École primaire : Passé antérieur et futur libéral




Xavier Darcos réussit la synthèse entre la droite réactionnaire et la droite ultralibérale. Derrière le discours du « c’était mieux avant » se cache une entreprise de libéralisation de l’enseignement : la réduction du nombre d’enseignantes et d’enseignants s’accompagne de mesures de régression sociale touchant en premier lieu les élèves issus des milieux populaires. L’exemple de l’école primaire.

Dans les différents projets de réforme de l’école primaire, la question des programmes est emblématique d’une volonté d’en « finir avec l’héritage de Mai 68 ». C’est clairement annoncé : l’enfant ne va pas à l’école pour apprendre à penser, réfléchir ou s’ouvrir sur un monde de plus en plus complexe mais pour se remplir la tête de « savoirs ». Les contenus sont recentrés sur le français, les maths et l’éducation physique et sportive en école élémentaire, sur le vocabulaire et l’étude des sons en maternelle. Cela réduit les apprentissages à des visées étroitement utilitaires sans permettre l’ouverture culturelle sur d’autres horizons, nécessaire au développement de chacune et chacun. Cet appauvrissement s’accompagne d’apprentissages inadaptés à l’âge des élèves. Ces logiques ne peuvent que renforcer l’échec scolaire des élèves issus des milieux populaires.

Sans revenir sur les aspects les plus caricaturaux (voir « Allons enfants de la patri-hi-eu ! », Alternative libertaire 173, mai 2008), il est important de mettre tout cela en rapport avec le contexte dans lequel s’inscrivent ces projets de réforme. Comme toute la fonction publique, l’Éducation nationale est concernée par la Révision générale des politiques publiques (RGPP). Le gouvernement y met aussi en œuvre son offensive ultralibérale de casse des services publics et du statut des fonctionnaires.
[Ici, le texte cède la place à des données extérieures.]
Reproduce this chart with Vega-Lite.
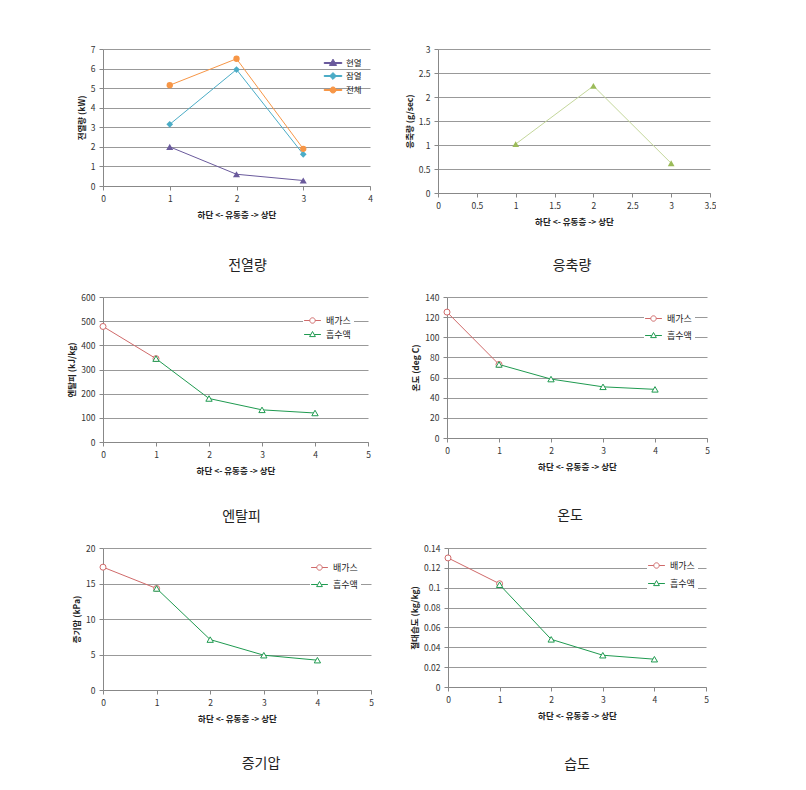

Éducation nationale cherche bénévoles

Pour être plus clair, il s’agit de diminuer drastiquement le nombre de fonctionnaires. Dans le primaire, les nouveaux programmes permettent se supprimer les samedis. Mais cela passe également par la disparition attendue et programmée des personnels intervenant aux côtés des instituteurs et professeures des écoles, notamment pour les élèves en difficulté (ce qu’on appelle les réseaux d’aide ou Rased).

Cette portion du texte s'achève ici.